Extract the lines from the first one in the records below through the line containing "first_slice_angle = 70.3", keeping both ends and leaving out any pictures.

━━━━━ Dataset rows

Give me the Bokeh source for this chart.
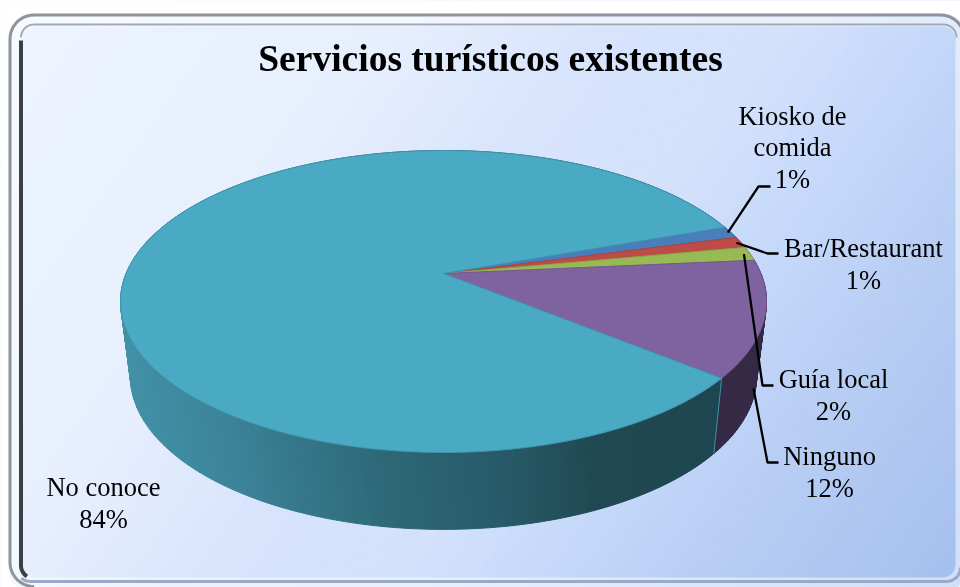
import numpy as np
from bokeh.plotting import figure
from bokeh.models import Range1d
from bokeh.core.properties import value
from bokeh.embed import file_html
from bokeh.resources import INLINE

# ---- data ----
TITLE = "Servicios turísticos existentes"
categories = ["Kiosko de comida", "Bar/Restaurant", "Guía local", "Ninguno", "No conoce"]
shares = [1.3, 1.2, 1.5, 12.4, 83.6]
pct_labels = ["1%", "1%", "2%", "12%", "84%"]
top_colors = ["#4a7ebb", "#be4b48", "#98b954", "#7f62a0", "#4aa9c3"]
edge_colors = ["#4274ad", "#a94441", "#88a54c", "#725890", "#3f96ae"]
side_colors = ["#2c4a70", "#702b2a", "#5a6e32", "#352a45", None]
first_slice_angle = 70.3

# ---- layout / style ----
W, H = 960, 587
CX = 443
TOP = dict(k=0.1854, a=317.4, b=145.8, y0=273.0, rot=0.0)
BOT = dict(k=0.16, a=309.0, b=149.0, y0=351.5, rot=1.4)
TEAL_STOPS_X = [120, 250, 400, 500, 600, 720]
TEAL_STOPS_C = [(0x42, 0x93, 0xaa), (0x3b, 0x82, 0x96), (0x2d, 0x67, 0x76),
                (0x27, 0x5b, 0x69), (0x1f, 0x48, 0x51), (0x1e, 0x46, 0x50)]
BG_T = [0.0, 0.30, 0.45, 0.59, 0.70, 0.81, 0.98, 1.0]
BG_C = [(0xee, 0xf5, 0xff), (0xe7, 0xef, 0xfe), (0xd8, 0xe4, 0xfc), (0xd3, 0xe1, 0xfb),
        (0xc4, 0xd8, 0xfa), (0xb7, 0xcd, 0xf3), (0xa6, 0xc0, 0xef), (0xa4, 0xbe, 0xee)]


def proj(theta_deg, P, radius=1.0):
    t = np.radians(np.asarray(theta_deg) + P["rot"])
    u, v = radius * np.cos(t), radius * np.sin(t)
    d = 1 + P["k"] * v
    return CX + P["a"] * u / d, P["y0"] - P["b"] * v / d


def rrect(l, t, r, b, rad, n=12):
    xs, ys = [], []
    for cx, cy, a0 in [(r - rad, t + rad, -90), (r - rad, b - rad, 0), (l + rad, b - rad, 90), (l + rad, t + rad, 180)]:
        a = np.radians(np.linspace(a0, a0 + 90, n))
        xs += list(cx + rad * np.cos(a))
        ys += list(cy + rad * np.sin(a))
    return xs, ys


def hexc(c):
    return "#%02x%02x%02x" % tuple(int(round(v)) for v in c)


p = figure(width=W, height=H, x_range=Range1d(0, W), y_range=Range1d(H, 0), output_backend="svg",
           toolbar_location=None, min_border=0, outline_line_color=None, background_fill_color="white",
           border_fill_color="white", styles={"position": "fixed", "left": "0px", "top": "0px"})
p.xaxis.visible = False
p.yaxis.visible = False
p.grid.visible = False

# background gradient: diagonal bands
bands = np.linspace(0, 1, 121)
bx, by, bc = [], [], []
yt, yb = -10.0, H + 10.0
def xat(t, y):
    return W * (t - 0.3 * y / H) / 0.7
for t0, t1 in zip(bands[:-1], bands[1:]):
    e0 = t0 if t0 > 0 else -0.2
    e1 = t1 if t1 < 1 else 1.2
    bx.append([xat(e0, yt), xat(e1, yt), xat(e1, yb), xat(e0, yb)])
    by.append([yt, yt, yb, yb])
    bc.append(hexc([np.interp((t0 + t1) / 2, BG_T, [c[i] for c in BG_C]) for i in range(3)]))
p.patches(xs=bx, ys=by, fill_color=bc, line_color=bc, line_width=1)

# frame: mask outside, band, strokes (single outlines with a seam, no holes)
ox, oy = rrect(8, 13, 966, 592, 24)
ix, iy = rrect(22, 26, 955, 577, 13)
p.patch([-5, W + 5, W + 5, -5, -5] + ox[::-1] + [ox[-1], -5], [-5, -5, H + 5, H + 5, -5] + oy[::-1] + [oy[-1], -5],
        fill_color="white", line_color=None)
p.patch(ox + [ox[0]] + ix[::-1][-1:] + ix[::-1] + [ix[0]], oy + [oy[0]] + iy[::-1][-1:] + iy[::-1] + [iy[0]],
        fill_color="white", fill_alpha=0.5, line_color=None)

a = np.radians(np.linspace(90, 180, 12))
b = np.radians(np.linspace(180, 270, 12))
c = np.radians(np.linspace(270, 360, 12))
d = np.radians(np.linspace(0, 90, 12))
# outer grey: bottom-left corner, left, top, top-right corner
R = 24
xs = list(9.5 + R + R * np.cos(a)) + list(9.5 + R + R * np.cos(b)) + list(940 + R * np.cos(c))
ys = list(586 - R + R * np.sin(a)) + list(14.5 + R + R * np.sin(b)) + list(14.5 + R + R * np.sin(c))
p.line(xs, ys, line_color="#8f949b", line_width=3)
# grey-blue bottom shadow
R = 14
xs = list(30 + R * np.cos(a[::-1])) + list(946 + R * np.cos(d[::-1]))
ys = list(567 + R * np.sin(a[::-1])) + list(567 + R * np.sin(d[::-1]))
p.line(xs[6:], ys[6:], line_color="#9aa9c8", line_width=3)
# inner top
R = 13
xs = list(20.5 + R + R * np.cos(b)) + list(943 + R * np.cos(c))
ys = list(24 + R + R * np.sin(b)) + list(24 + R + R * np.sin(c))
p.line(xs, ys, line_color="#a4a9b3", line_width=2)
# inner left, dark
xs = [20.5] + list(20.5 + R + R * np.cos(a[::-1]))[:8]
ys = [40] + list(565 + R * np.sin(a[::-1]))[:8]
p.line(xs, ys, line_color="#3b3f46", line_width=4)

# pie side: strips painted back to front
bounds = [90 - first_slice_angle - 360 * s / 100 for s in np.concatenate(([0], np.cumsum(shares)))]
strips_x, strips_y, strips_c, order = [], [], [], []
for i in range(len(shares)):
    a0, a1 = bounds[i], bounds[i + 1]
    n = max(2, int(abs(a0 - a1) / 1.0) + 1)
    ang = np.linspace(a0, a1, n)
    for t0, t1 in zip(ang[:-1], ang[1:]):
        x0, y0 = proj(t0, TOP); x1, y1 = proj(t1, TOP)
        x2, y2 = proj(t1, BOT); x3, y3 = proj(t0, BOT)
        strips_x.append([x0, x1, x2, x3]); strips_y.append([y0, y1, y2, y3])
        if side_colors[i] is None:
            mx = (x2 + x3) / 2
            col = [np.interp(mx, TEAL_STOPS_X, [s[j] for s in TEAL_STOPS_C]) for j in range(3)]
            strips_c.append(hexc(col))
        else:
            strips_c.append(side_colors[i])
        order.append(np.sin(np.radians((t0 + t1) / 2)))
idx = np.argsort(-np.array(order))
p.patches(xs=[strips_x[i] for i in idx], ys=[strips_y[i] for i in idx],
          fill_color=[strips_c[i] for i in idx], line_color=[strips_c[i] for i in idx], line_width=1)

# edge between purple and teal side
x0, y0 = proj(bounds[4], TOP); x1, y1 = proj(bounds[4], BOT)
p.line([x0, x1], [y0, y1], line_color="#3f8fa5", line_width=1)

# pie top
for i in range(len(shares)):
    ang = np.linspace(bounds[i], bounds[i + 1], max(3, int(abs(bounds[i] - bounds[i + 1]) * 2)))
    rx, ry = proj(ang, TOP)
    p.patch(np.r_[CX, rx], np.r_[TOP["y0"], ry], fill_color=top_colors[i], line_color=edge_colors[i], line_width=1)

# leader lines
mids = [(bounds[i] + bounds[i + 1]) / 2 for i in range(len(shares))]
LW = 2.3
sx, sy = proj(mids[0], TOP, 0.99)
p.line([sx, 758, 770], [sy, 186, 186], line_color="black", line_width=LW)
sx, sy = proj(mids[1], TOP, 0.985)
p.line([sx, 767, 778], [sy, 253, 253], line_color="black", line_width=LW)
sx, sy = proj(mids[2], TOP, 0.98)
p.line([sx, 762, 773], [sy, 385, 385], line_color="black", line_width=LW)
p.line([753, 767, 778], [388, 462, 462], line_color="black", line_width=LW)

# texts (y values are text centres)
SERIF = value("Liberation Serif")
p.text([490], [58], text=[TITLE], text_font=SERIF, text_font_size="37.5px", text_font_style="bold",
       text_align="center", text_baseline="middle", text_color="black")
label_rows = [
    (792, 115, "Kiosko de"), (792, 146, "comida"), (792, 178, pct_labels[0]),
    (863, 247, categories[1]), (863, 279, pct_labels[1]),
    (833, 378, categories[2]), (833, 410, pct_labels[2]),
    (829, 455, categories[3]), (829, 487, pct_labels[3]),
    (103, 486, categories[4]), (103, 518, pct_labels[4]),
]
p.text([r[0] for r in label_rows], [r[1] for r in label_rows], text=[r[2] for r in label_rows],
       text_font=SERIF, text_font_size="26.5px", text_align="center", text_baseline="middle", text_color="black")

open("out.html", "w").write(file_html(p, INLINE))
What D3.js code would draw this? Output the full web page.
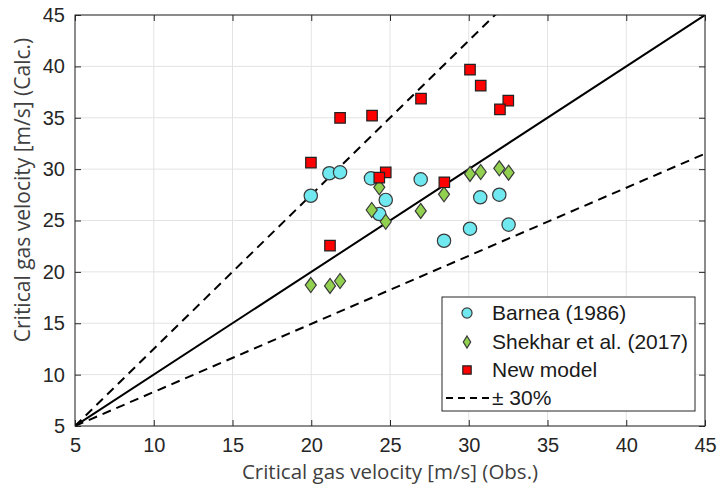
<!DOCTYPE html>
<html>
<head>
<meta charset="utf-8">
<script src="https://cdn.jsdelivr.net/npm/d3@7"></script>
<style>
  body { margin: 0; background: #fff; }
  svg { display: block; }
</style>
</head>
<body>
<div id="chart"></div>
<script>
// Barnea (1986)
const barneaObs  = [19.97, 21.15, 21.83, 23.79, 24.73, 24.32, 26.95, 28.43, 30.08, 30.73, 31.94, 32.53];
const barneaCalc = [27.41, 29.6, 29.69, 29.1, 27.0, 25.63, 29.0, 23.03, 24.2, 27.26, 27.51, 24.6];

// Shekhar et al. (2017)
const shekharObs  = [24.32, 23.84, 24.73, 26.95, 28.43, 30.08, 30.76, 31.94, 32.53, 19.97, 21.19, 21.83];
const shekharCalc = [28.23, 26.02, 24.88, 25.93, 27.55, 29.53, 29.72, 30.08, 29.65, 18.72, 18.63, 19.11];

// New model
const newObs  = [30.08, 30.76, 26.97, 32.51, 31.98, 21.83, 23.86, 19.98, 24.73, 24.32, 28.45, 21.19];
const newCalc = [39.68, 38.12, 36.86, 36.66, 35.82, 34.98, 35.2, 30.63, 29.69, 29.17, 28.72, 22.55];

// reference lines
const diagX = [5, 45];
const diagY = [5, 45];
const upperY = [5, 65];
const lowerY = [5, 31.5];

const ticks = [5, 10, 15, 20, 25, 30, 35, 40, 45];
const legendLabels = ["Barnea (1986)", "Shekhar et al. (2017)", "New model", "\u00b1 30%"];

const width = 721, height = 490;
const margin = { left: 75, right: 16, top: 15, bottom: 64 };

const svg = d3.select("#chart").append("svg")
    .attr("width", width)
    .attr("height", height);

const x = d3.scaleLinear().domain([5, 45]).range([margin.left, width - margin.right]);
const y = d3.scaleLinear().domain([5, 45]).range([height - margin.bottom, margin.top]);

// grid
const grid = svg.append("g");
grid.selectAll(".gx").data(ticks).enter().append("line")
    .attr("x1", d => x(d)).attr("x2", d => x(d))
    .attr("y1", y(5)).attr("y2", y(45))
    .attr("stroke", "#e3e3e3").attr("stroke-width", 1);
grid.selectAll(".gy").data(ticks).enter().append("line")
    .attr("y1", d => y(d)).attr("y2", d => y(d))
    .attr("x1", x(5)).attr("x2", x(45))
    .attr("stroke", "#e3e3e3").attr("stroke-width", 1);

// axes (ticks point inward, MATLAB style)
const axisColor = "#262626";
function styleAxis(g) {
    g.select(".domain").remove();
    g.selectAll(".tick line").attr("stroke", axisColor);
    g.selectAll(".tick text")
        .attr("fill", axisColor)
        .style("font-family", "'Liberation Sans', Arial, sans-serif")
        .style("font-size", "20px");
}
svg.append("g")
    .attr("transform", `translate(0,${y(5)})`)
    .call(d3.axisBottom(x).tickValues(ticks).tickSizeInner(-6).tickPadding(12))
    .call(styleAxis);
svg.append("g")
    .attr("transform", `translate(${x(5)},0)`)
    .call(d3.axisLeft(y).tickValues(ticks).tickSizeInner(-6).tickPadding(10))
    .call(styleAxis);
svg.append("g")
    .attr("transform", `translate(0,${y(45)})`)
    .call(d3.axisTop(x).tickValues(ticks).tickSizeInner(-6).tickFormat(""))
    .call(styleAxis);
svg.append("g")
    .attr("transform", `translate(${x(45)},0)`)
    .call(d3.axisRight(y).tickValues(ticks).tickSizeInner(-6).tickFormat(""))
    .call(styleAxis);

// clip for lines
svg.append("clipPath").attr("id", "plotclip")
    .append("rect")
    .attr("x", x(5)).attr("y", y(45))
    .attr("width", x(45) - x(5)).attr("height", y(5) - y(45));

const lineGen = d3.line().x(d => x(d[0])).y(d => y(d[1]));
const lines = svg.append("g").attr("clip-path", "url(#plotclip)");
lines.append("path")
    .datum(d3.zip(diagX, upperY))
    .attr("d", lineGen)
    .attr("fill", "none").attr("stroke", "#000").attr("stroke-width", 2)
    .attr("stroke-dasharray", "9,6");
lines.append("path")
    .datum(d3.zip(diagX, lowerY))
    .attr("d", lineGen)
    .attr("fill", "none").attr("stroke", "#000").attr("stroke-width", 2)
    .attr("stroke-dasharray", "9,6");
lines.append("path")
    .datum(d3.zip(diagX, diagY))
    .attr("d", lineGen)
    .attr("fill", "none").attr("stroke", "#000").attr("stroke-width", 2);

// box
svg.append("rect")
    .attr("x", x(5)).attr("y", y(45))
    .attr("width", x(45) - x(5)).attr("height", y(5) - y(45))
    .attr("fill", "none").attr("stroke", axisColor).attr("stroke-width", 1);

// markers
const cyan = "#6fe8ef", green = "#92d050", red = "#ff0000", edge = "#3a3a3a";
const symCircle = d3.symbol().type(d3.symbolCircle).size(140);
const symSquare = d3.symbol().type(d3.symbolSquare).size(110);
const diamondPath = "M0,-7.5L5.5,0L0,7.5L-5.5,0Z";

svg.append("g").selectAll("path")
    .data(d3.zip(barneaObs, barneaCalc)).enter().append("path")
    .attr("d", symCircle)
    .attr("transform", d => `translate(${x(d[0])},${y(d[1])})`)
    .attr("fill", cyan).attr("stroke", edge).attr("stroke-width", 1.2);

svg.append("g").selectAll("path")
    .data(d3.zip(shekharObs, shekharCalc)).enter().append("path")
    .attr("d", diamondPath)
    .attr("transform", d => `translate(${x(d[0])},${y(d[1])})`)
    .attr("fill", green).attr("stroke", edge).attr("stroke-width", 1.2);

svg.append("g").selectAll("path")
    .data(d3.zip(newObs, newCalc)).enter().append("path")
    .attr("d", symSquare)
    .attr("transform", d => `translate(${x(d[0])},${y(d[1])})`)
    .attr("fill", red).attr("stroke", "#222").attr("stroke-width", 1.2);

// axis titles
svg.append("text")
    .attr("x", x(25)).attr("y", 479)
    .attr("text-anchor", "middle")
    .attr("fill", "#404040")
    .style("font-family", "'Open Sans', sans-serif")
    .style("font-size", "20.5px")
    .text("Critical gas velocity [m/s] (Obs.)");

svg.append("text")
    .attr("transform", `translate(30,190) rotate(-90)`)
    .attr("text-anchor", "middle")
    .attr("fill", "#404040")
    .style("font-family", "'Open Sans', sans-serif")
    .style("font-size", "21px")
    .text("Critical gas velocity [m/s] (Calc.)");

// legend
const legend = svg.append("g");
legend.append("rect")
    .attr("x", 442).attr("y", 297).attr("width", 253).attr("height", 114)
    .attr("fill", "#fff").attr("stroke", axisColor).attr("stroke-width", 1);

const rowY = [313, 342, 370, 398];
const textX = 492, symX = 467;
legend.append("path").attr("d", d3.symbol().type(d3.symbolCircle).size(80))
    .attr("transform", `translate(${symX},${rowY[0]})`)
    .attr("fill", cyan).attr("stroke", edge).attr("stroke-width", 1.2);
legend.append("path").attr("d", "M0,-6L3.7,0L0,6L-3.7,0Z")
    .attr("transform", `translate(${symX},${rowY[1]})`)
    .attr("fill", green).attr("stroke", edge).attr("stroke-width", 1.2);
legend.append("path").attr("d", d3.symbol().type(d3.symbolSquare).size(70))
    .attr("transform", `translate(${symX},${rowY[2]})`)
    .attr("fill", red).attr("stroke", "#222").attr("stroke-width", 1.2);
legend.append("line")
    .attr("x1", 446).attr("x2", 490).attr("y1", rowY[3]).attr("y2", rowY[3])
    .attr("stroke", "#000").attr("stroke-width", 2).attr("stroke-dasharray", "7,5");

legend.selectAll("text").data(legendLabels).enter().append("text")
    .attr("x", textX)
    .attr("y", (d, i) => rowY[i])
    .attr("dy", "0.35em")
    .attr("fill", "#1a1a1a")
    .style("font-family", "'Liberation Sans', Arial, sans-serif")
    .style("font-size", "21px")
    .text(d => d);
</script>
</body>
</html>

━━━━━━━━━━

#### Output of the task
Give me the Bokeh source for this chart.
import numpy as np
from bokeh.plotting import figure
from bokeh.models import Range1d
from bokeh.core.properties import value
from bokeh.embed import file_html
from bokeh.resources import INLINE

# ---- data ----
TITLE = "Servicios turísticos existentes"
categories = ["Kiosko de comida", "Bar/Restaurant", "Guía local", "Ninguno", "No conoce"]
shares = [1.3, 1.2, 1.5, 12.4, 83.6]
pct_labels = ["1%", "1%", "2%", "12%", "84%"]
top_colors = ["#4a7ebb", "#be4b48", "#98b954", "#7f62a0", "#4aa9c3"]
edge_colors = ["#4274ad", "#a94441", "#88a54c", "#725890", "#3f96ae"]
side_colors = ["#2c4a70", "#702b2a", "#5a6e32", "#352a45", None]
first_slice_angle = 70.3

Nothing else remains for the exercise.